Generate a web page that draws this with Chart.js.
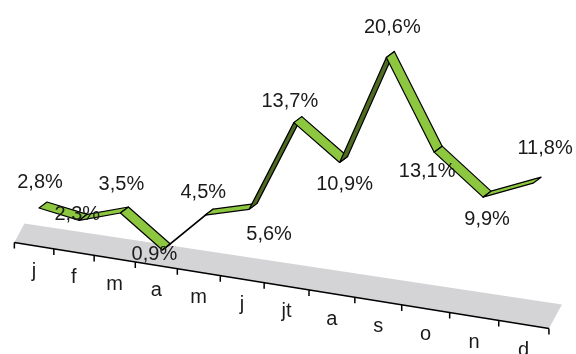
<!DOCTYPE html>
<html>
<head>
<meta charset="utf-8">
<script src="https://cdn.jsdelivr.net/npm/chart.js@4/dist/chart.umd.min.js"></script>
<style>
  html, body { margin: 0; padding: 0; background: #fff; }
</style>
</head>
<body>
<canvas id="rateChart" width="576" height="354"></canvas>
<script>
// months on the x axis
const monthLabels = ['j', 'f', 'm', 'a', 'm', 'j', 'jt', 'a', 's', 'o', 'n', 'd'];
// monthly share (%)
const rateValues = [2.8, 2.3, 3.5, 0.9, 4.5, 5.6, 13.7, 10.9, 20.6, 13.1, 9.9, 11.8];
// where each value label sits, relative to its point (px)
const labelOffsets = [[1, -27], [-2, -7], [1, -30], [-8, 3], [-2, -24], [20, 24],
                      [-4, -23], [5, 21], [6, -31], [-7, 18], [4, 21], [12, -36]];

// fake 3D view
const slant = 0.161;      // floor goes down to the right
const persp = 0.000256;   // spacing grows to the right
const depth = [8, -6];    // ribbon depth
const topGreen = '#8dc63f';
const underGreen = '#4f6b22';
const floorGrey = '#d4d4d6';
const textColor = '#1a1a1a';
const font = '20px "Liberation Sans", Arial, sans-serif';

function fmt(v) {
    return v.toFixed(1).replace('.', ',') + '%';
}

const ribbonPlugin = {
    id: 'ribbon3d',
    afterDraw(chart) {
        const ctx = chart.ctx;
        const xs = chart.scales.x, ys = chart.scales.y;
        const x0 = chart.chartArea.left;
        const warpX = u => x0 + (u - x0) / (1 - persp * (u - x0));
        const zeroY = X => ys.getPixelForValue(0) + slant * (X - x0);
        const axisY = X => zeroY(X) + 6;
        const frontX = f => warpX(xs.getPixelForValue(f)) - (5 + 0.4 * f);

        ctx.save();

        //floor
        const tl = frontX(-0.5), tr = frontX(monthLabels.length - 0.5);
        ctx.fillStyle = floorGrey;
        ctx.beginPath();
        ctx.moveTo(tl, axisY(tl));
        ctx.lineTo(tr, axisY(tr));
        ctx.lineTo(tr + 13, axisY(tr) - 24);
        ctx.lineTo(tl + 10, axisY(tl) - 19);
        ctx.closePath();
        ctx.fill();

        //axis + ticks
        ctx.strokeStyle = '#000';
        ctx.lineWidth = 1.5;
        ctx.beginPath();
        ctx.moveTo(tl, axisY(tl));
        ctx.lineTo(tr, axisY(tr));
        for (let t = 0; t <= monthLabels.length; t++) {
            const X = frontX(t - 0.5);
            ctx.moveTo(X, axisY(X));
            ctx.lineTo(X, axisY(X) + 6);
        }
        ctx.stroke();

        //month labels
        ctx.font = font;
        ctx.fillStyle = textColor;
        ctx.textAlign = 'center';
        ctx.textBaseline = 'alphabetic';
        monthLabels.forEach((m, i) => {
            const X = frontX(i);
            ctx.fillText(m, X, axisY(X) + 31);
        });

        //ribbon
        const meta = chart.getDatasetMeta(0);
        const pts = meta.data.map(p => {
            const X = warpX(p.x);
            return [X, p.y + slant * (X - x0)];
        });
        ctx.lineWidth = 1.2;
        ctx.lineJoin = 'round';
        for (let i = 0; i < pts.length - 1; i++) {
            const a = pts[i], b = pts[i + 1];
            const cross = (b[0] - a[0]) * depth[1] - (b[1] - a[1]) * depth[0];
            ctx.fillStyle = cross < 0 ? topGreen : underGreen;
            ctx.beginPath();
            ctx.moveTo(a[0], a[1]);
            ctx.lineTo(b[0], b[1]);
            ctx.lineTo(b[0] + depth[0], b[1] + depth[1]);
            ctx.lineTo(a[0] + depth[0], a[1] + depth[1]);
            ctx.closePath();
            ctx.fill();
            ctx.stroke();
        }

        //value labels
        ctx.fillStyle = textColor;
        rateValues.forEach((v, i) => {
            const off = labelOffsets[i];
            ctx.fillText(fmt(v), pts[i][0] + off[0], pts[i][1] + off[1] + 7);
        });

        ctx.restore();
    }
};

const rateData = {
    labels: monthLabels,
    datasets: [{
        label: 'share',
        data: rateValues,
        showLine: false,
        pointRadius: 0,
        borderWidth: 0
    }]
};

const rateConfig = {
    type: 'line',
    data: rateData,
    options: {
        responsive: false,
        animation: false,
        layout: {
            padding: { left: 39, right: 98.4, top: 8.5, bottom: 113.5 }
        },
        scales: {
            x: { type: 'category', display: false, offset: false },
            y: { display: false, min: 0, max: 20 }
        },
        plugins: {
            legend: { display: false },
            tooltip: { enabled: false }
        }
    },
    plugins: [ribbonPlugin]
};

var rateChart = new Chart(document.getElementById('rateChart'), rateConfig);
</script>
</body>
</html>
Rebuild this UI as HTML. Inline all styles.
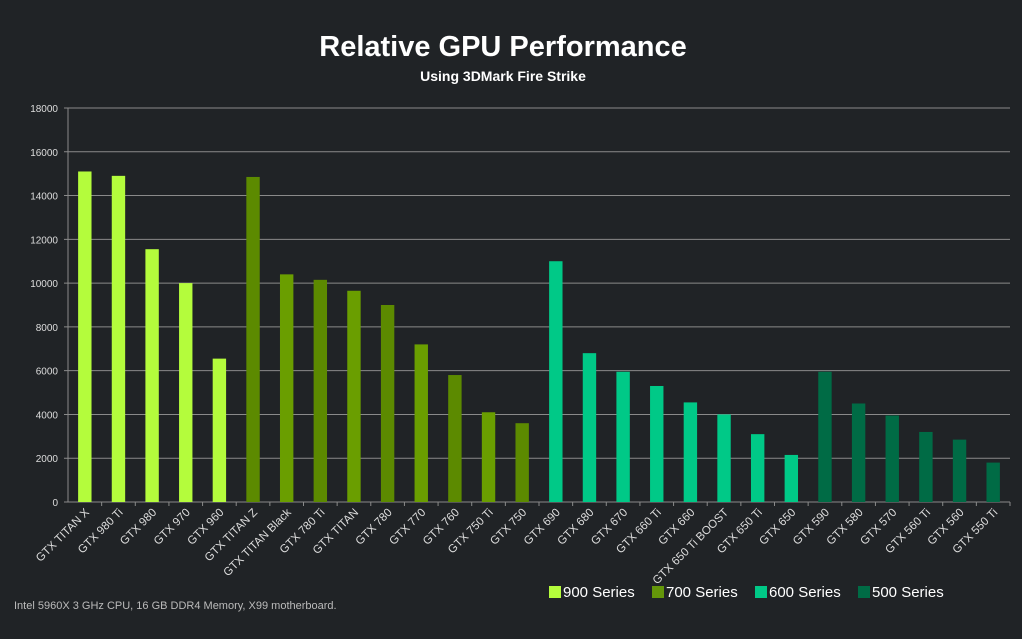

################

In your copy, repeat each record exactly and include no pictures.

Generate a web page that draws this with Chart.js.
<!DOCTYPE html>
<html>
<head>
<meta charset="utf-8">
<script src="https://cdn.jsdelivr.net/npm/chart.js@4/dist/chart.umd.min.js"></script>
<style>
  html, body { margin: 0; padding: 0; background: #fff; }
</style>
</head>
<body>
<canvas id="rateChart" width="576" height="354"></canvas>
<script>
// months on the x axis
const monthLabels = ['j', 'f', 'm', 'a', 'm', 'j', 'jt', 'a', 's', 'o', 'n', 'd'];
// monthly share (%)
const rateValues = [2.8, 2.3, 3.5, 0.9, 4.5, 5.6, 13.7, 10.9, 20.6, 13.1, 9.9, 11.8];
// where each value label sits, relative to its point (px)
const labelOffsets = [[1, -27], [-2, -7], [1, -30], [-8, 3], [-2, -24], [20, 24],
                      [-4, -23], [5, 21], [6, -31], [-7, 18], [4, 21], [12, -36]];

// fake 3D view
const slant = 0.161;      // floor goes down to the right
const persp = 0.000256;   // spacing grows to the right
const depth = [8, -6];    // ribbon depth
const topGreen = '#8dc63f';
const underGreen = '#4f6b22';
const floorGrey = '#d4d4d6';
const textColor = '#1a1a1a';
const font = '20px "Liberation Sans", Arial, sans-serif';

function fmt(v) {
    return v.toFixed(1).replace('.', ',') + '%';
}

const ribbonPlugin = {
    id: 'ribbon3d',
    afterDraw(chart) {
        const ctx = chart.ctx;
        const xs = chart.scales.x, ys = chart.scales.y;
        const x0 = chart.chartArea.left;
        const warpX = u => x0 + (u - x0) / (1 - persp * (u - x0));
        const zeroY = X => ys.getPixelForValue(0) + slant * (X - x0);
        const axisY = X => zeroY(X) + 6;
        const frontX = f => warpX(xs.getPixelForValue(f)) - (5 + 0.4 * f);

        ctx.save();

        //floor
        const tl = frontX(-0.5), tr = frontX(monthLabels.length - 0.5);
        ctx.fillStyle = floorGrey;
        ctx.beginPath();
        ctx.moveTo(tl, axisY(tl));
        ctx.lineTo(tr, axisY(tr));
        ctx.lineTo(tr + 13, axisY(tr) - 24);
        ctx.lineTo(tl + 10, axisY(tl) - 19);
        ctx.closePath();
        ctx.fill();

        //axis + ticks
        ctx.strokeStyle = '#000';
        ctx.lineWidth = 1.5;
        ctx.beginPath();
        ctx.moveTo(tl, axisY(tl));
        ctx.lineTo(tr, axisY(tr));
        for (let t = 0; t <= monthLabels.length; t++) {
            const X = frontX(t - 0.5);
            ctx.moveTo(X, axisY(X));
            ctx.lineTo(X, axisY(X) + 6);
        }
        ctx.stroke();

        //month labels
        ctx.font = font;
        ctx.fillStyle = textColor;
        ctx.textAlign = 'center';
        ctx.textBaseline = 'alphabetic';
        monthLabels.forEach((m, i) => {
            const X = frontX(i);
            ctx.fillText(m, X, axisY(X) + 31);
        });

        //ribbon
        const meta = chart.getDatasetMeta(0);
        const pts = meta.data.map(p => {
            const X = warpX(p.x);
            return [X, p.y + slant * (X - x0)];
        });
        ctx.lineWidth = 1.2;
        ctx.lineJoin = 'round';
        for (let i = 0; i < pts.length - 1; i++) {
            const a = pts[i], b = pts[i + 1];
            const cross = (b[0] - a[0]) * depth[1] - (b[1] - a[1]) * depth[0];
            ctx.fillStyle = cross < 0 ? topGreen : underGreen;
            ctx.beginPath();
            ctx.moveTo(a[0], a[1]);
            ctx.lineTo(b[0], b[1]);
            ctx.lineTo(b[0] + depth[0], b[1] + depth[1]);
            ctx.lineTo(a[0] + depth[0], a[1] + depth[1]);
            ctx.closePath();
            ctx.fill();
            ctx.stroke();
        }

        //value labels
        ctx.fillStyle = textColor;
        rateValues.forEach((v, i) => {
            const off = labelOffsets[i];
            ctx.fillText(fmt(v), pts[i][0] + off[0], pts[i][1] + off[1] + 7);
        });

        ctx.restore();
    }
};

const rateData = {
    labels: monthLabels,
    datasets: [{
        label: 'share',
        data: rateValues,
        showLine: false,
        pointRadius: 0,
        borderWidth: 0
    }]
};

const rateConfig = {
    type: 'line',
    data: rateData,
    options: {
        responsive: false,
        animation: false,
        layout: {
            padding: { left: 39, right: 98.4, top: 8.5, bottom: 113.5 }
        },
        scales: {
            x: { type: 'category', display: false, offset: false },
            y: { display: false, min: 0, max: 20 }
        },
        plugins: {
            legend: { display: false },
            tooltip: { enabled: false }
        }
    },
    plugins: [ribbonPlugin]
};

var rateChart = new Chart(document.getElementById('rateChart'), rateConfig);
</script>
</body>
</html>
Rebuild this UI as HTML. Inline all styles.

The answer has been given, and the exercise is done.